Good Estate Planning: Equalizing the estate
Rod and Lara have three adult children. Two children are financially independent. One child, Melody, is 34 years old and lives apart from her parents, but always seems to be short of money.
Melody has been many things in her life: a university student (to be a marine biologist), waitress, dance instructor (modern dance is her true love), retail clerk, dance studio owner, and homeowner (she was settling down). Melody has now returned to being a dance instructor.

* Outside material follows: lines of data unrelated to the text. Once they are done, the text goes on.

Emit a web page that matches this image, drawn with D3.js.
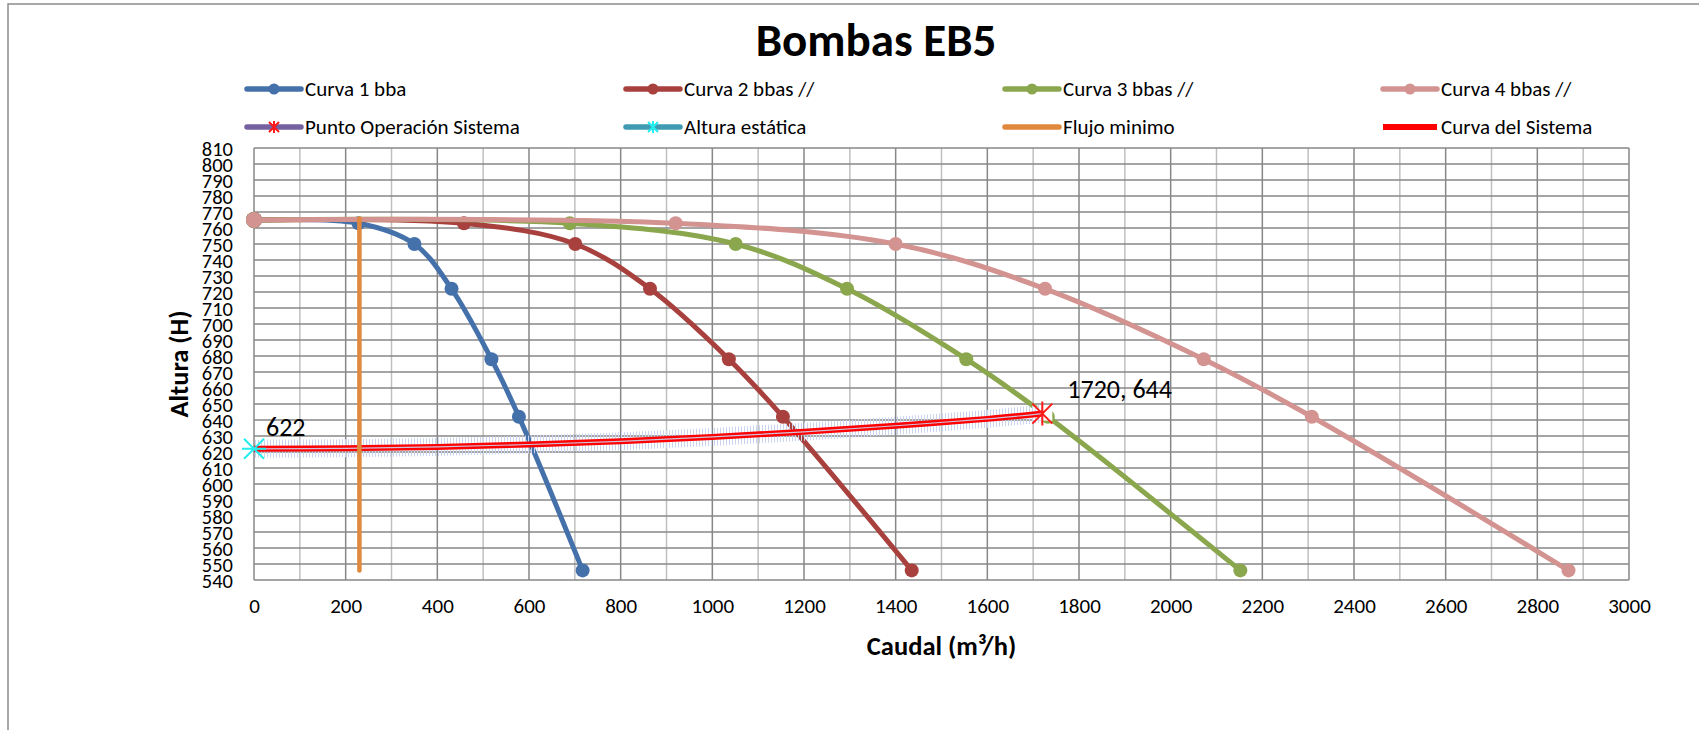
<!DOCTYPE html>
<html>
<head>
<meta charset="utf-8">
<script src="https://cdn.jsdelivr.net/npm/d3@7"></script>
<style>
  body { margin: 0; background: #fff; }
  text { font-family: Carlito, Calibri, 'Open Sans', sans-serif; }
</style>
</head>
<body>
<div id="chart"></div>
<script>
var seriesNames = ['Curva 1 bba', 'Curva 2 bbas //', 'Curva 3 bbas //', 'Curva 4 bbas //',
  'Punto Operación Sistema', 'Altura estática', 'Flujo minimo', 'Curva del Sistema']

// pump curves
var q1 = [0, 228, 350, 431, 518, 578, 717]
var q2 = [0, 458, 701, 864, 1036, 1154, 1435]
var q3 = [0, 689, 1051, 1294, 1554, 1732, 2152]
var q4 = [0, 920, 1400, 1726, 2072, 2308, 2868]
var hPump = [765, 763, 750, 722, 678, 642, 546]

var sysQ = [0, 200, 400, 600, 800, 1000, 1200, 1400, 1600, 1720]
var sysH = [622, 622.3, 623.2, 624.7, 626.7, 629.4, 632.6, 636.4, 640.7, 644]

var minQ = [230, 230]
var minH = [546, 766]

var staticPt = [0, 622]
var opPt = [1720, 644]

var xTicks = d3.range(0, 3001, 200)
var yTicks = d3.range(540, 811, 10)

var colors = ['#4571ab', '#a8413e', '#8ba74d', '#d39391', '#7560a0', '#3f9bb3', '#e0883b', '#ff0000']

var width = 1699, height = 730
var svg = d3.select('#chart').append('svg')
  .attr('width', width).attr('height', height)

svg.append('path')
  .attr('d', 'M8,' + height + 'V4H' + width)
  .attr('fill', 'none').attr('stroke', '#8c8c8c').attr('stroke-width', 1.5)

var x = d3.scaleLinear().domain([0, 3000]).range([254, 1629])
var y = d3.scaleLinear().domain([540, 810]).range([580, 148])

var defs = svg.append('defs')
var pat = defs.append('pattern')
  .attr('id', 'hatch').attr('patternUnits', 'userSpaceOnUse')
  .attr('width', 3).attr('height', 4)
pat.append('rect').attr('width', 1).attr('height', 4).attr('fill', '#c9d4ee')

// grid
var g = svg.append('g')
g.selectAll('.vminor').data(d3.range(100, 3000, 200)).join('line')
  .attr('x1', x).attr('x2', x).attr('y1', y(540)).attr('y2', y(810))
  .attr('stroke', '#c0c0c0').attr('stroke-width', 1.5)
g.selectAll('.vmajor').data(xTicks).join('line')
  .attr('x1', x).attr('x2', x).attr('y1', y(540)).attr('y2', y(810))
  .attr('stroke', '#878787').attr('stroke-width', 1.5)
g.selectAll('.hgrid').data(yTicks).join('line')
  .attr('x1', x(0)).attr('x2', x(3000)).attr('y1', y).attr('y2', y)
  .attr('stroke', '#878787').attr('stroke-width', 1.5)

// axes
var yAxis = svg.append('g').attr('transform', 'translate(' + (x(0) - 21) + ',0)')
  .call(d3.axisLeft(y).tickValues(yTicks).tickSize(0).tickPadding(0).tickFormat(d3.format('d')))
var xAxis = svg.append('g').attr('transform', 'translate(0,' + (y(540) + 18) + ')')
  .call(d3.axisBottom(x).tickValues(xTicks).tickSize(0).tickPadding(0).tickFormat(d3.format('d')))
svg.selectAll('.domain').remove()
svg.selectAll('.tick text').attr('fill', '#000')
yAxis.selectAll('.tick text').attr('dy', '0.36em').attr('font-size', 20.5)
xAxis.selectAll('.tick text').attr('dy', '0.7em').attr('font-size', 21)

svg.append('text').text('Caudal (m³/h)')
  .attr('x', (x(0) + x(3000)) / 2).attr('y', 655)
  .attr('text-anchor', 'middle').attr('font-size', 26.5).attr('font-weight', 'bold')
svg.append('text').text('Altura (H)')
  .attr('transform', 'translate(188,' + (y(540) + y(810)) / 2 + ') rotate(-90)')
  .attr('text-anchor', 'middle').attr('font-size', 26.5).attr('font-weight', 'bold')

svg.append('text').text('Bombas EB5')
  .attr('x', 876).attr('y', 56)
  .attr('text-anchor', 'middle').attr('font-size', 47).attr('font-weight', 'bold')

var smooth = d3.line().x(d => x(d[0])).y(d => y(d[1])).curve(d3.curveCatmullRom.alpha(0.5))
var straight = d3.line().x(d => x(d[0])).y(d => y(d[1]))

var pumps = [q1, q2, q3, q4].map(q => q.map((v, i) => [v, hPump[i]]))
pumps.forEach(function(pts, i){
  svg.append('path').attr('d', smooth(pts))
    .attr('fill', 'none').attr('stroke', colors[i]).attr('stroke-width', 5)
  svg.selectAll('.dot' + i).data(pts).join('circle')
    .attr('cx', d => x(d[0])).attr('cy', d => y(d[1]))
    .attr('r', (d, j) => j ? 7 : 8).attr('fill', colors[i])
})

// system curve
var sys = sysQ.map((v, i) => [v, sysH[i]])
svg.append('rect')
  .attr('x', x(opPt[0]) - 10).attr('y', y(opPt[1]) - 7)
  .attr('width', 20).attr('height', 14).attr('fill', '#fff')
svg.append('path').attr('d', smooth(sys))
  .attr('fill', 'none').attr('stroke', 'url(#hatch)').attr('stroke-width', 18)
svg.append('path').attr('d', smooth(sys))
  .attr('fill', 'none').attr('stroke', colors[7]).attr('stroke-width', 6)
svg.append('path').attr('d', smooth(sys))
  .attr('fill', 'none').attr('stroke', '#cfc3dc').attr('stroke-width', 1.2)

svg.append('path').attr('d', straight(minQ.map((v, i) => [v, minH[i]])))
  .attr('fill', 'none').attr('stroke', colors[6]).attr('stroke-width', 4.5)
  .attr('stroke-linecap', 'round')

function star(s, vertical){
  return 'M' + -s + ',' + -s + 'L' + s + ',' + s + 'M' + -s + ',' + s + 'L' + s + ',' + -s +
    (vertical ? 'M0,' + -s * 1.2 + 'V' + s * 1.2 : 'M' + -s * 1.2 + ',0H' + s * 1.2)
}
svg.append('path').attr('d', star(10, false))
  .attr('transform', 'translate(' + x(staticPt[0]) + ',' + y(staticPt[1]) + ')')
  .attr('fill', 'none').attr('stroke', '#22eef0').attr('stroke-width', 2)
svg.append('path').attr('d', star(10, true))
  .attr('transform', 'translate(' + x(opPt[0]) + ',' + y(opPt[1]) + ')')
  .attr('fill', 'none').attr('stroke', '#ff1a1a').attr('stroke-width', 2)

svg.append('text').text(staticPt[1])
  .attr('x', x(staticPt[0]) + 12).attr('y', y(staticPt[1]) - 13).attr('font-size', 26)
svg.append('text').text(opPt.join(', '))
  .attr('x', x(opPt[0]) + 25).attr('y', y(opPt[1]) - 16).attr('font-size', 26)

// legend
var legX = [247, 626, 1005, 1383], legY = [89, 127]
seriesNames.forEach(function(name, i){
  var lx = legX[i % 4], ly = legY[Math.floor(i / 4)]
  var lg = svg.append('g').attr('transform', 'translate(' + lx + ',' + ly + ')')
  lg.append('line').attr('x1', 0).attr('x2', 54)
    .attr('stroke', colors[i]).attr('stroke-width', i == 7 ? 6 : 5.5)
    .attr('stroke-linecap', i == 7 ? 'butt' : 'round')
  if (i < 4) lg.append('circle').attr('cx', 27).attr('r', 5.5).attr('fill', colors[i])
  if (i == 4) lg.append('path').attr('d', star(5, true)).attr('transform', 'translate(27,0)')
    .attr('stroke', '#ff1a1a').attr('stroke-width', 2)
  if (i == 5) lg.append('path').attr('d', star(5, true)).attr('transform', 'translate(27,0)')
    .attr('stroke', '#22eef0').attr('stroke-width', 2)
  lg.append('text').text(name).attr('x', 58).attr('dy', '0.35em').attr('font-size', 21)
})
</script>
</body>
</html>
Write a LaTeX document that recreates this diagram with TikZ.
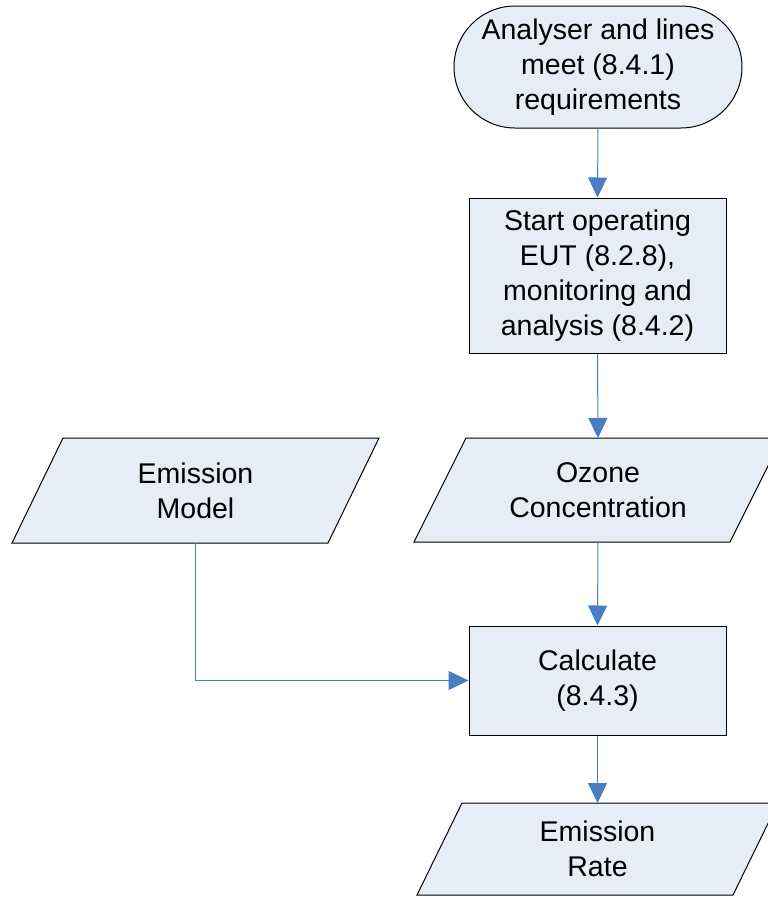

Melody’s parents paid $16,000 for her uncompleted education, loaned her $40,000 for the dance studio, loaned her $80,000 to buy a house, and have given her money often to help pay her bills. The house was sold to pay the dance studio’s debts. Melody has outstanding balances on her credit cards, bank loans, and car loan. Melody has never repaid any money to her parents.
Now contemplating their estate planning, Rod and Lara would like to divide their estate equally between their children. However, they recognize that Melody has already been given much more financial support than their other two children.
In their Wills, the couple account for their support for Melody by:
- ignoring the money paid for her education, since they paid for the education of their other children, too
- ignoring the cash gifts, since they did not keep track of them
- deducting the amount of any outstanding loans owing by Melody from her share of the estate and then forgiving the loans, and
- treating any future cash gifts to Melody as advances of her share of the estate.
Of course, Melody’s share of her parents’ estate will be held in trust for her.
Often loans within families are treated informally but as you can see, there are merits to formalizing loans even if it’s family.